Hence, why pregnant women in Yoruba are forbid to go out in the sun from 1pm to pm and also at midnight, because it is believed that is when the spirit moves around and mostly looking for host and can peradventure change the child in the womb to Abiku. Abiku can be inherited; it can go on for generation to generation if proper spiritual work is not done.

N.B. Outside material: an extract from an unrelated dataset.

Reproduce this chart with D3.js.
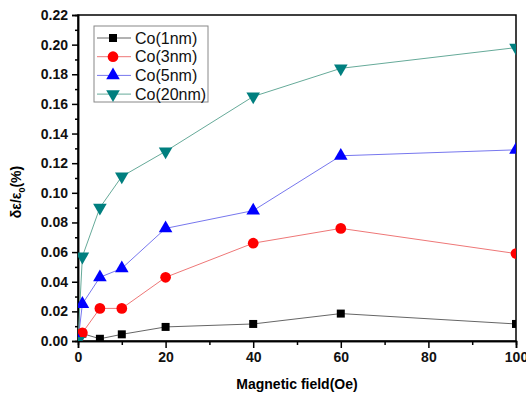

Healing an Abiku child is intensive, some parent use a charm called Gbekude to tie an Abiku child on earth. Gbekude is mostly worn around the neck, to prevent the Abiku spirit from claiming the child till the child is fully grown. Some give them mark on the face. Some attaches anklet with bells around the child leg, or
chains round his neck. The jingling of the iron and the tinkling of the bells is supposed to keep the Abiku at a distance, hence the number of children that are to be seen with their feet weighed down with iron ornaments. Coupled with sacrificed and offering.

Abiku children are given name like;
Molomo: Don't go again
kukoyi: death reject this one
Durojaiye: stay and enjoy life
Motunrayo; I have found joy again

Abiku child are mostly buried wearing rags, on dump site, outskirt of town or in the bush without any befitting burial rite. The parents are advice not to show pity for the child, not to shed tears. Sometimes their corpse will be burnt or marked on their body to identify the child if it’s however return again. All this are down to discourage the Abiku spirit from returning. However, we have heard of cases where some children over time reborn to the same mother with the previous look, sex, complexion and structure and makings. An Abiku child can go and come back as many times as they want till the parent can finally tie them down on earth.

Abiku is not restricted to infant child or a particular sex alone, there is Abiku Agba. These people grown and mature into adult but sometimes die untimely or almost at the prime time of their success. Sometimes success is so fast for these people, they will graduate school, get the best job, have children but when it is time for their parent or family to enjoy them, they passed away. They can die without any sign of illness or use something to attach their death to. Some die untimely without living any offspring's behind.

Ogun yi o wu ke fi wo Abiku
bo pe boya omo o rele re lojokan
However which medicine you use to cure an Abiku child
The child will return to his home eventually.

Again
You have come,
Visitor
That never overstays.

I laugh at your cries;
An echo of the first time
You rented
My now weary womb.

Do you see tears
In my eyes?
No, the wells therein
Are drier than the desert sand.

This time, I pour no libation,
For the gods
Are drunk from my river
Of prayer gin.

I hold a lamp in my hands,
The snake at the door
Shall be crushed
Before it strikes my heels.

I shall pair your cry with a cackle;
For the child that says
His mother shall not sleep
Must not his eyelids close.

Poem by kukogbo I. Samson

Note
Ohun gbogbo lowo ori, everything that happens to us is dependent on our Ori, Our beginning and also the end. Of all the things that Olodumare gave to human only death is certain, death is the only thing that all human will get to experience. We all can't be rich, not everyone will build house, buy a car or even have children.
 There are some people who do not chose children from heaven but when they get to earth they want it and go extra mile to make this happen, this have claimed lives. Maybe you wanted something today and you have been praying hard to get it and still nothing, do not make it happen by force. You never know what Olodumare is keeping it away from you from. It may be to safe your live.